The major focus of the film is Diane (Juno Temple), a wide eyed Brit with a mop of blonde hair who chooses baby doll dresses to be her ever-present wardrobe. She's a cute girl who misbehaves, drinks to the point of vomiting and has frequent nosebleeds. The other girl is Jack (Riley Keough, the granddaughter of Elvis) a skate-boarding butch lesbian, a loner who finds something to like about this dysfunctional Diane.

The girls meet in a store one day and have a few shy, awkward exchanges before Diane has another nosebleed. The nosebleeds are never explained nor followed up and neither is a scene in which Jack is hit by a car immediately following their initial meeting. There are a lot of things in this movie that happen that are never really explained. The frustration of this movie is that the love affair happens in episodes, not in continuity.
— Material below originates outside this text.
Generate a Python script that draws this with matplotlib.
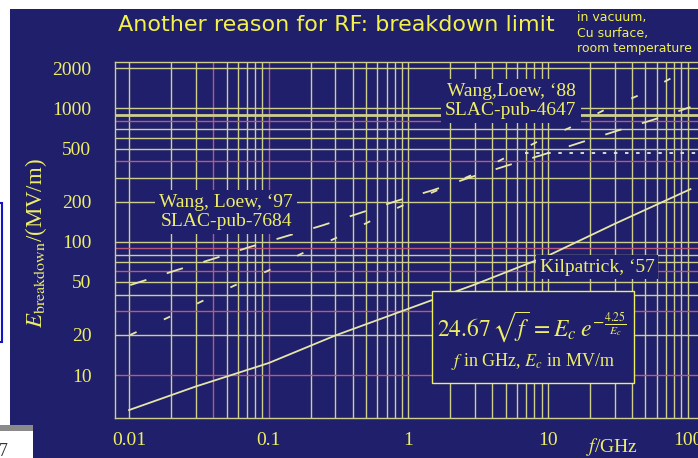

There is something in these two girl that, in a better movie, might have made for a pure down-to-earth love story. The problem is that the screenplay won't have it. It keeps intercutting their budding relationship with a lot of episodic nonsense, like a silly scene in which Diane escapes into the bathroom to shave her pubic area, or the reoccurring microscopic images of something monstrous growing inside of Diane that are perhaps supposed to be manifestations of her twisted feelings about Jack. We see internal organs with hair slithering tightly around them, but we are left to assume what that might be. We are led to believe that it is the manifestation of this new lifestyle but you're never really sure. The scenes are disgusting and fall on the story like a ton of bricks.

Those scenes seem to indicate that the filmmakers didn't know how to create characters with genuine emotions. The screen presence of the two girls but what they have to talk about is dull and uninteresting when it isn't being intruded upon by another dramatic element. The movie moves away from their relationship as an effort to keep from having to really deal with them. This is a very confused movie that leaves you scratching you're head when it's over.